WHAT NEEDS TO BE DONE: Reproduce, word for word, only the lines from the one containing "Convert this chart to Chart.js code." through the one containing "const Num_Days = 98;", both included.
════════════════
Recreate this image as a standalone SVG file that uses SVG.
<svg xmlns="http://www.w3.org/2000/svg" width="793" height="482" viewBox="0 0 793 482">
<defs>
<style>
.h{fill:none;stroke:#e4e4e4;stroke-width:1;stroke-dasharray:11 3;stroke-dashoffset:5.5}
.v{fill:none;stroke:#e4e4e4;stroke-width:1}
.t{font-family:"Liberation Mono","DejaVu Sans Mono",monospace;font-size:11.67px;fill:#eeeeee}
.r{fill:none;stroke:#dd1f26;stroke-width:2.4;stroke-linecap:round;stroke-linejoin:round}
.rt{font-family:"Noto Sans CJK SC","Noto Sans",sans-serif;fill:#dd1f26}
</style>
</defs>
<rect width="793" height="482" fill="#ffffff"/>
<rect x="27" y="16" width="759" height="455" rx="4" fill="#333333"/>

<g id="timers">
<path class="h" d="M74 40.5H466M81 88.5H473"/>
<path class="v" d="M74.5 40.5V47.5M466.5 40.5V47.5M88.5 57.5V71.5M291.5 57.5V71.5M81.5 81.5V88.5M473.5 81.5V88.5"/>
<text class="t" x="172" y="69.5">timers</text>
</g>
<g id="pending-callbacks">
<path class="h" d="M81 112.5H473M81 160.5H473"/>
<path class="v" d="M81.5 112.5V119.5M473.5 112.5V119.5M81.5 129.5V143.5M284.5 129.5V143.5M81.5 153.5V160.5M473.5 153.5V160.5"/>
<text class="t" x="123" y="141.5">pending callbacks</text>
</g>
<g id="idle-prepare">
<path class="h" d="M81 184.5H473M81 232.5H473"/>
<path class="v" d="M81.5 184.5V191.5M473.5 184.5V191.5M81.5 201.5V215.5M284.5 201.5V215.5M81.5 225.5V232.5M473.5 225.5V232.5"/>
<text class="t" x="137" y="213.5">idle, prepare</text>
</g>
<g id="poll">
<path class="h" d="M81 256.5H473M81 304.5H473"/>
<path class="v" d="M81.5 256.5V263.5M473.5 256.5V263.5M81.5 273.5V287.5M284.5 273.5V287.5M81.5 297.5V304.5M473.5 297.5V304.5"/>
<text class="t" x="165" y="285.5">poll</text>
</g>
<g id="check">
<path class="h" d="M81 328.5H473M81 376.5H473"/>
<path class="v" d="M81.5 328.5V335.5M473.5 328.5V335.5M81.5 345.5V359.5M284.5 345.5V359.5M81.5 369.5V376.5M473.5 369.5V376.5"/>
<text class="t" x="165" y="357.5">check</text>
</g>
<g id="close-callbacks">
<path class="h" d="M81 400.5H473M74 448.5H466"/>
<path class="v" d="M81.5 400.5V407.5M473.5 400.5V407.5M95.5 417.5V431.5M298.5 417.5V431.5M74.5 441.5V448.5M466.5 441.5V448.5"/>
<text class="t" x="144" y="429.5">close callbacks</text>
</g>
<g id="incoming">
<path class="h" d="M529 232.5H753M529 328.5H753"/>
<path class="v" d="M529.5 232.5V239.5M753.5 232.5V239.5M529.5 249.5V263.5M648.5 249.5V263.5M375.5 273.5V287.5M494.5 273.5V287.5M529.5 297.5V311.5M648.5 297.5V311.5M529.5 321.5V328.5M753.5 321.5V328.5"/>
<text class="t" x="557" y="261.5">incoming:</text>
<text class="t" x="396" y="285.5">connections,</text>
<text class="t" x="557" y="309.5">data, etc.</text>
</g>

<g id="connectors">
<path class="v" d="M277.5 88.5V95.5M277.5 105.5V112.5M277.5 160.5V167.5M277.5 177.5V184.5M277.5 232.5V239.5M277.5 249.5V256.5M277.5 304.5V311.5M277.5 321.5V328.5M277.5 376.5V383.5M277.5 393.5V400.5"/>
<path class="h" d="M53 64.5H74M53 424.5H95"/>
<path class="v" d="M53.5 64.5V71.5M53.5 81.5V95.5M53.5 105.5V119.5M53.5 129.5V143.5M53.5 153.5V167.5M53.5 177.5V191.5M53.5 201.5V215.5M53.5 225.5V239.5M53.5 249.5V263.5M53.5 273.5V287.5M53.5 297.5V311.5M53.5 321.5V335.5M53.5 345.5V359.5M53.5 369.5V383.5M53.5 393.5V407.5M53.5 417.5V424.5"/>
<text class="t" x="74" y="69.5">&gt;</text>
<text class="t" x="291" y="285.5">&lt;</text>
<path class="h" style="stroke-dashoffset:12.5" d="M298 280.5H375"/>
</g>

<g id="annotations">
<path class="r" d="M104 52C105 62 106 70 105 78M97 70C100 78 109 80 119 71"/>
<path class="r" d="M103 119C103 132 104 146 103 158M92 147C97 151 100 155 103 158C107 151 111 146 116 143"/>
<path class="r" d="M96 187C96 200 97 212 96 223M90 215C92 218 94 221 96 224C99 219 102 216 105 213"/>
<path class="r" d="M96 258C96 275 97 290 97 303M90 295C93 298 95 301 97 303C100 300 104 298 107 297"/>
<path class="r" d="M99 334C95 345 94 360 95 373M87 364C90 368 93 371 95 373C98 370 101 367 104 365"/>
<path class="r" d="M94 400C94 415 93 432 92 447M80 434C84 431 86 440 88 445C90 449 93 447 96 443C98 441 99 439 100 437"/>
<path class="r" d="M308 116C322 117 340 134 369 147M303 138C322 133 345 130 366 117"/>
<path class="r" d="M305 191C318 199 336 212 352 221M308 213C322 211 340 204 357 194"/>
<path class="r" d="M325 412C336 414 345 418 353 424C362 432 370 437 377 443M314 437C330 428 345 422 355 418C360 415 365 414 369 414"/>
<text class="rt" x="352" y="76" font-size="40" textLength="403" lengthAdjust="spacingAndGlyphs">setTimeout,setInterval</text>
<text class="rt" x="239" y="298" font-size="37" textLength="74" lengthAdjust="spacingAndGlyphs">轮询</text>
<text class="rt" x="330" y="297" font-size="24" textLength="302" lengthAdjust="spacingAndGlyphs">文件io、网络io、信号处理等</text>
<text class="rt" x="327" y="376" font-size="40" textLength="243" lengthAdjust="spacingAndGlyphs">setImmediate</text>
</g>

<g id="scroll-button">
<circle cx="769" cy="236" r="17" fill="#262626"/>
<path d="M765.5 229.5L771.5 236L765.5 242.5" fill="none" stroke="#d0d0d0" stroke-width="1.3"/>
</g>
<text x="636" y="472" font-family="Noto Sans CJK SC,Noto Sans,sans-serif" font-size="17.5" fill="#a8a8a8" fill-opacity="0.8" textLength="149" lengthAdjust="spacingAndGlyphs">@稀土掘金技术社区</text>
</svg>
════════════════
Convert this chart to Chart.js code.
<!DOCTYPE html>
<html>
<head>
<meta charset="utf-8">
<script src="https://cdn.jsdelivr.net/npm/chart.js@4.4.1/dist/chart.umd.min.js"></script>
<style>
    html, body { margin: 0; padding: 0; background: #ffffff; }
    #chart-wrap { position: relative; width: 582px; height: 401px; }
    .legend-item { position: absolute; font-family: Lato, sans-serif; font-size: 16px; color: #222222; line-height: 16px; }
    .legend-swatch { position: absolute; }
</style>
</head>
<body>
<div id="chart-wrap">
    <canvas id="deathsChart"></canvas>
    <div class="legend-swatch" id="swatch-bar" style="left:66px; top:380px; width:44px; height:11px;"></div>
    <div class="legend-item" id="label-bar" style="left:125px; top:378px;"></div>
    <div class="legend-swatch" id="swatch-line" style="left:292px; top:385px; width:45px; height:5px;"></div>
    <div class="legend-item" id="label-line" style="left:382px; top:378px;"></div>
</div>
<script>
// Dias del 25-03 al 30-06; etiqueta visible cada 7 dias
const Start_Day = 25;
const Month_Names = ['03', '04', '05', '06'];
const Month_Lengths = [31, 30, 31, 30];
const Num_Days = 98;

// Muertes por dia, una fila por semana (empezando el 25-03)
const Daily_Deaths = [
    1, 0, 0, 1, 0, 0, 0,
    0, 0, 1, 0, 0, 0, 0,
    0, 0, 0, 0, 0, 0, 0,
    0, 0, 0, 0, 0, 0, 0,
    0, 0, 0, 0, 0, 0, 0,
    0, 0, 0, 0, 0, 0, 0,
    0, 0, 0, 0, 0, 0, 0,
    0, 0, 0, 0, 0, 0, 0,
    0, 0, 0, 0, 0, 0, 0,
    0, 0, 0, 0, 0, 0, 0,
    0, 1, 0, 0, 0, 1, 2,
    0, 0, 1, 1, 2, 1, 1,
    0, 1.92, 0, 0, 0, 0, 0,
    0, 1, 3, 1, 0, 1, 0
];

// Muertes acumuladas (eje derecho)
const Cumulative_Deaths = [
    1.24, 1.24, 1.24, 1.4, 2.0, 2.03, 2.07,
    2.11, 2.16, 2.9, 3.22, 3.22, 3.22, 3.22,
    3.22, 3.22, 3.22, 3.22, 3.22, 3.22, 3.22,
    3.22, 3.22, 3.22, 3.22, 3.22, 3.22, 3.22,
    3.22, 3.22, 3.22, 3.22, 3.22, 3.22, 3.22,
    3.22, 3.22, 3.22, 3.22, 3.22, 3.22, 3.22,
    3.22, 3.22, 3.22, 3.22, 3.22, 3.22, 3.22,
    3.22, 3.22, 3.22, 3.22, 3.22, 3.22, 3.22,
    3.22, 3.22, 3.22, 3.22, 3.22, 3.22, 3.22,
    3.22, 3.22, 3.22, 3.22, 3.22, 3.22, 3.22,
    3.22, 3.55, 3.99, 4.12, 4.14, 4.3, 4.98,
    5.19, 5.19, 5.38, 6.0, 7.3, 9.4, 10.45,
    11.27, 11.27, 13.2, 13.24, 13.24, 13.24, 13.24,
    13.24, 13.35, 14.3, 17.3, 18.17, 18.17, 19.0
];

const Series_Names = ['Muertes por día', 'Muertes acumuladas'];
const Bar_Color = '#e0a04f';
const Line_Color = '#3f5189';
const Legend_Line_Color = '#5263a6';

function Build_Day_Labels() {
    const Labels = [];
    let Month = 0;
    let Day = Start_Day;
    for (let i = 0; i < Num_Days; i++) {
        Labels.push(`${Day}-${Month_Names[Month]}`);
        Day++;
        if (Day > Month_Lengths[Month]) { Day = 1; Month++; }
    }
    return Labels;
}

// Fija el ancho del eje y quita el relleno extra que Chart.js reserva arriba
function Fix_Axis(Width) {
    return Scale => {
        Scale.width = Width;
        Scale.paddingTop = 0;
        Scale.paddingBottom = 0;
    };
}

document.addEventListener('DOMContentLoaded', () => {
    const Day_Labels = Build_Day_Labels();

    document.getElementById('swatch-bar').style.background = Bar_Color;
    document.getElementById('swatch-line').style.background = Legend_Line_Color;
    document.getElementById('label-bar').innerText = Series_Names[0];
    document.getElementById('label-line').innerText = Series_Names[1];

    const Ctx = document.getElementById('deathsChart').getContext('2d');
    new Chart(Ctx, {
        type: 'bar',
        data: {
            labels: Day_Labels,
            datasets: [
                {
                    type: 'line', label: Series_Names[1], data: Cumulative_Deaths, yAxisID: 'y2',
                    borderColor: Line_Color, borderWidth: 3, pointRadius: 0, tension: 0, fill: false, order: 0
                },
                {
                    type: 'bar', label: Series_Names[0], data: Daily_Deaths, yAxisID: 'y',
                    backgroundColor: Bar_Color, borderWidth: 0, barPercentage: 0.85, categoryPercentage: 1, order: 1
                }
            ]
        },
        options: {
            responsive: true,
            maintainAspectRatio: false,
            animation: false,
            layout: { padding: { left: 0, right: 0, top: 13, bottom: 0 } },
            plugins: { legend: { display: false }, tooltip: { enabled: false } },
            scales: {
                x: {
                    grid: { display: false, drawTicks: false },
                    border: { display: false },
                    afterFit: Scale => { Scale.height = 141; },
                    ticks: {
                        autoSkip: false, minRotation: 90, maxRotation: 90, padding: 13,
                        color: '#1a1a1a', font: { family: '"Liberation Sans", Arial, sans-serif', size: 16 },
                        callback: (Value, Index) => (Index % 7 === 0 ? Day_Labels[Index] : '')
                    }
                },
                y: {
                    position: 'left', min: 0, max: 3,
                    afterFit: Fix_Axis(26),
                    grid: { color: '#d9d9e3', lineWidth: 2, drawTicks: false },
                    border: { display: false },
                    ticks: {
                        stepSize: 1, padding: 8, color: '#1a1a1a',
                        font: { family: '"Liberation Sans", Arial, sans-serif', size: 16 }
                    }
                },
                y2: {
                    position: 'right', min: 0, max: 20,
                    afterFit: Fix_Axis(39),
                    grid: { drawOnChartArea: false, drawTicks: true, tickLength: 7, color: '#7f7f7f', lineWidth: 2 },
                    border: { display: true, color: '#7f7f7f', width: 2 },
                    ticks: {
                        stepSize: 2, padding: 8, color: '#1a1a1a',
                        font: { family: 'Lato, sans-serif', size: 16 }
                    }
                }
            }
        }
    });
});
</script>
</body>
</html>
════════════════
WRITTEN SOLUTION:
Convert this chart to Chart.js code.
<!DOCTYPE html>
<html>
<head>
<meta charset="utf-8">
<script src="https://cdn.jsdelivr.net/npm/chart.js@4.4.1/dist/chart.umd.min.js"></script>
<style>
    html, body { margin: 0; padding: 0; background: #ffffff; }
    #chart-wrap { position: relative; width: 582px; height: 401px; }
    .legend-item { position: absolute; font-family: Lato, sans-serif; font-size: 16px; color: #222222; line-height: 16px; }
    .legend-swatch { position: absolute; }
</style>
</head>
<body>
<div id="chart-wrap">
    <canvas id="deathsChart"></canvas>
    <div class="legend-swatch" id="swatch-bar" style="left:66px; top:380px; width:44px; height:11px;"></div>
    <div class="legend-item" id="label-bar" style="left:125px; top:378px;"></div>
    <div class="legend-swatch" id="swatch-line" style="left:292px; top:385px; width:45px; height:5px;"></div>
    <div class="legend-item" id="label-line" style="left:382px; top:378px;"></div>
</div>
<script>
// Dias del 25-03 al 30-06; etiqueta visible cada 7 dias
const Start_Day = 25;
const Month_Names = ['03', '04', '05', '06'];
const Month_Lengths = [31, 30, 31, 30];
const Num_Days = 98;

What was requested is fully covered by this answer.